[Written instruction]: Look through the records and report how many lines include the word "draw", with no other words.

[Task material]:
————

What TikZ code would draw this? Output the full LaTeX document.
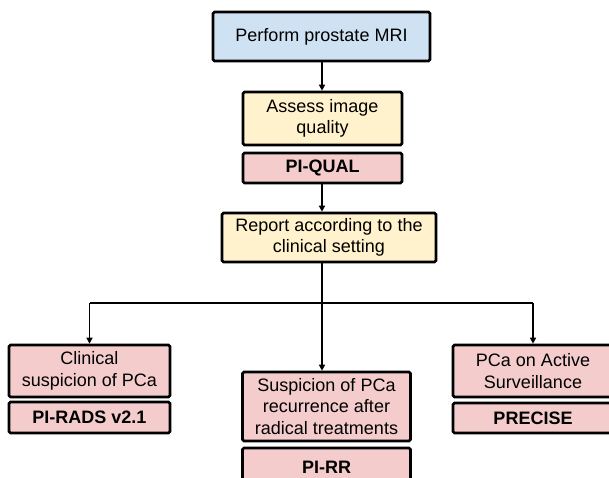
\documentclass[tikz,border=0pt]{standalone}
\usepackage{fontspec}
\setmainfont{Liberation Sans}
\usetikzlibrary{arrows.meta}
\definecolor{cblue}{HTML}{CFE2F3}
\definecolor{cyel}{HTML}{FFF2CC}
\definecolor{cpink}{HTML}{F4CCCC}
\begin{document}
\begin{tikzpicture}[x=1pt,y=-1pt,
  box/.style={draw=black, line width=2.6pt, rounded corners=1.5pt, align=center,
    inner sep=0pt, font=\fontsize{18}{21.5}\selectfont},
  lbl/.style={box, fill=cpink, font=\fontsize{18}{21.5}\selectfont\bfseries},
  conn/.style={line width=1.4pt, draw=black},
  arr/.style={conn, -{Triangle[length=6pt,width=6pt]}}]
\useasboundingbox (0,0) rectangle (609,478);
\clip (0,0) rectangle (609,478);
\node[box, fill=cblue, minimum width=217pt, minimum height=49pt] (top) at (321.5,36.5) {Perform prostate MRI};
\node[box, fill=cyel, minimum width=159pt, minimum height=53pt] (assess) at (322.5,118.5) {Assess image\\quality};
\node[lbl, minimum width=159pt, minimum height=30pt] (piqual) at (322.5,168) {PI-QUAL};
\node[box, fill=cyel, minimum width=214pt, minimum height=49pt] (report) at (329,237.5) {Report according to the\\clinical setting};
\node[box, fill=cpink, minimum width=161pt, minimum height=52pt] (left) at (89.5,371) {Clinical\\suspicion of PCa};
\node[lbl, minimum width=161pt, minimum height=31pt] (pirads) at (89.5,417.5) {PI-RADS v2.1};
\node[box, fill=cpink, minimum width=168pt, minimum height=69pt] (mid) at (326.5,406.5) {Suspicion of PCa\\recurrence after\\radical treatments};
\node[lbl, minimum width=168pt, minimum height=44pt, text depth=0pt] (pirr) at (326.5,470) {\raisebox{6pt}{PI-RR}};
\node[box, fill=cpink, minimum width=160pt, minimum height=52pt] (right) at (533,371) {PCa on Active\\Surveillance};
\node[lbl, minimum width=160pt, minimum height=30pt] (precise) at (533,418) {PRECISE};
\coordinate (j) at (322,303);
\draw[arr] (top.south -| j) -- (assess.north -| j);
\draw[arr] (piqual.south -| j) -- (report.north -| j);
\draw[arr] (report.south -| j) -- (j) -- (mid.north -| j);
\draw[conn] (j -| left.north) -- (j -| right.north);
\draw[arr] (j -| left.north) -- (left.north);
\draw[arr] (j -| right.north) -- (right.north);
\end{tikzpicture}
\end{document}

————

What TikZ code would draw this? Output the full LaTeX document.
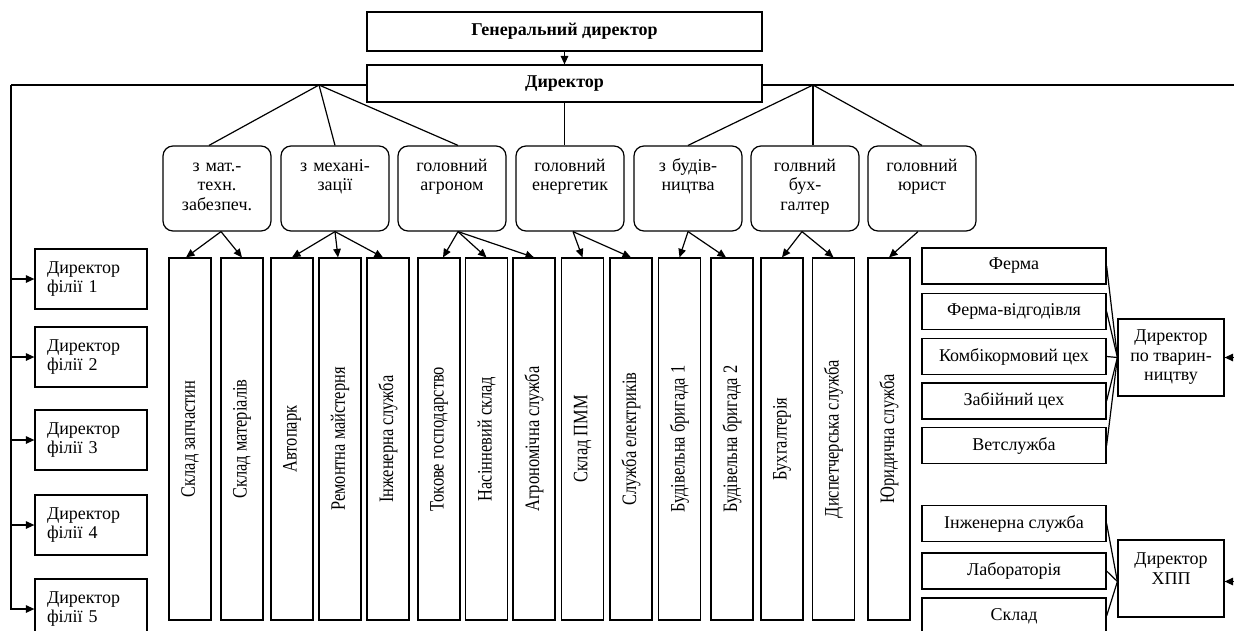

————

[Solution to the problem]: 10